A security researcher revealed today he found three misconfigured Amazon S3 servers belonging to the US Department of Defense (DOD) containing 1.8 billion social media and forum posts made by users from all over the world, including many by Americans.
Discovered by UpGuard security researcher Chris Vickery, the databases were named "centcom-backup," "centcom-archive," and "pacom-archive."
Based on their names, it was obvious the databases belonged to US Central Command (CENTCOM) and US Pacific Command (PACOM), two of the DOD's military command operations.
According to the researcher, the data contained within the databases did not include any sensitive details. Instead, the databases were assembled by scraping the Internet for publicly available social media posts, forum posts, blogs, news comments, and similar postings.
The scraped data contained the post itself and data to identify the poster. Most of the scraped content Vickery found was written in multiple languages, but mostly in Arabic, Farsi, and English, and was collected between 2009 and up until August 2017.
Based on the data's structure inside these databases, they appeared to be part of a hybrid Lucene-Elasticsearch search engine.
According to Vickery's assessment, the databases appeared to have been put together by the US army's intelligence unit in an attempt to mine the Internet for information they might use for operations.
A folder labeled "Outpost" found on one of the CENTCOM-labeled S3 buckets appears to be the work of a former software vendor named VendorX, a former DOD contractor and a maker of big data search engine technology.
After finding the database, Vickery contacted the DOD in September, and the databases were secured soon after.
The databases were not publicly accessible, instead, they required a user to have an Amazon AWS account. A free account would have been enough to access and download the data stored in the three S3 buckets.
Last week, Amazon updated the AWS backend panel and added visible warnings when S3 servers are exposed online. The company took this decision after many companies had misconfigured S3 servers and accidentally exposed sensitive data.

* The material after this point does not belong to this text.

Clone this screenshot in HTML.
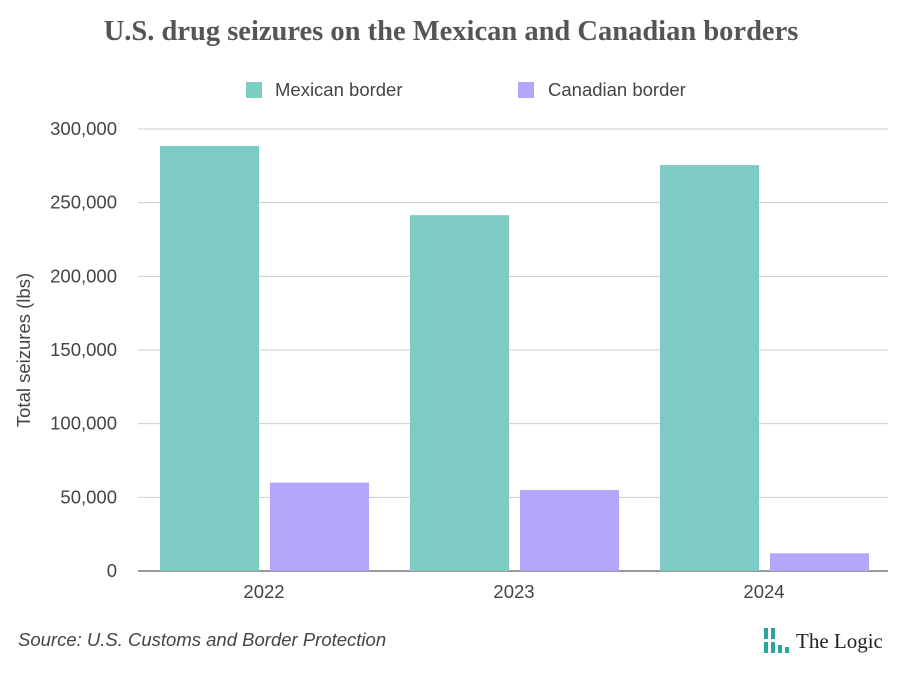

Some might criticize the Pentagon for collecting social media posts from US citizens as part of "a secret surveillance program," but scraping the Internet is not against the law, and some private companies make a good living off such practices, sometimes selling the information back to governments in need of social media and Internet monitoring. The problem here is not the Internet scraping, but the army's inability to keep its third-party contractors in check and make sure data isn't leaking online.